PROVIDED MATERIAL.
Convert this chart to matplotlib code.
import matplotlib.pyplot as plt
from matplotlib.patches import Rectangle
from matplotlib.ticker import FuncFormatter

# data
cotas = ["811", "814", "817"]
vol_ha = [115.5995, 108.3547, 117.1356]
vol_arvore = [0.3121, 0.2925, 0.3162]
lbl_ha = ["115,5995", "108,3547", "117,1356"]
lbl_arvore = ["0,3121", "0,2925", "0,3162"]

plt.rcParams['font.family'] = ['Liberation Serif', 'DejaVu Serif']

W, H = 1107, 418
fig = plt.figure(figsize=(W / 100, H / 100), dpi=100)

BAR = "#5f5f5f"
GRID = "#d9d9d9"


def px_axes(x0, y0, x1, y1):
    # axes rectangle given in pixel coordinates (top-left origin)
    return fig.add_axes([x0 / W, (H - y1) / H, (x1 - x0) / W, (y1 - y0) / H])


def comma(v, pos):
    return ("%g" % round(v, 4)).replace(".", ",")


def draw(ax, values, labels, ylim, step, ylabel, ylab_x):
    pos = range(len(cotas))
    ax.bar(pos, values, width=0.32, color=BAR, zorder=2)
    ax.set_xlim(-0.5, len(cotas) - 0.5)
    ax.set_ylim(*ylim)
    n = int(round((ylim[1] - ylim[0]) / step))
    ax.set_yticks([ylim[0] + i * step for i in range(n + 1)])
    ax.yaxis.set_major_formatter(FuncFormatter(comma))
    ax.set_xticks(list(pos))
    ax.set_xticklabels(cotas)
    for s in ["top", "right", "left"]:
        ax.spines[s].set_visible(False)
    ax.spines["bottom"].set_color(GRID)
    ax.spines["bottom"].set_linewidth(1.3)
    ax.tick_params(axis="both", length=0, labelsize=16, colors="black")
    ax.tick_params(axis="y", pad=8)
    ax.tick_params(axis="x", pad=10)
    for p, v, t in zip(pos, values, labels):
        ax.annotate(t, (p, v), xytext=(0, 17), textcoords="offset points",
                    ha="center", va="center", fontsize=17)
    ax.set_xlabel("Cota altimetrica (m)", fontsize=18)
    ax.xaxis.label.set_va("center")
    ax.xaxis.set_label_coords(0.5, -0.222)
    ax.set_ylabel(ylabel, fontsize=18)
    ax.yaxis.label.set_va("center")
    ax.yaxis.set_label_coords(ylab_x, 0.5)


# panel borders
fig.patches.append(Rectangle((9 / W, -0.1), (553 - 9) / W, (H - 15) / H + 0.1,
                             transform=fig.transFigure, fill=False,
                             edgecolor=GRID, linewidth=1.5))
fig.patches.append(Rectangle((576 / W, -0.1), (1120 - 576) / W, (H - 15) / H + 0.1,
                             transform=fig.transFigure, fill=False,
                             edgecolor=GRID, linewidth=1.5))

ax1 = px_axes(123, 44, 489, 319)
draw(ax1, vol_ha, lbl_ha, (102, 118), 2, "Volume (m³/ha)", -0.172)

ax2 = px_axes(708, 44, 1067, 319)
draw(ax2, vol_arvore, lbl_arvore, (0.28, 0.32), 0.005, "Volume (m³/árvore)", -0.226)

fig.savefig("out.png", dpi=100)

WHAT NEEDS TO BE DONE. Give back the listing exactly, please, from its first line to the line containing "from matplotlib.ticker import FuncFormatter", inclusive, and nothing past that line.

WRITTEN RESPONSE.
Convert this chart to matplotlib code.
import matplotlib.pyplot as plt
from matplotlib.patches import Rectangle
from matplotlib.ticker import FuncFormatter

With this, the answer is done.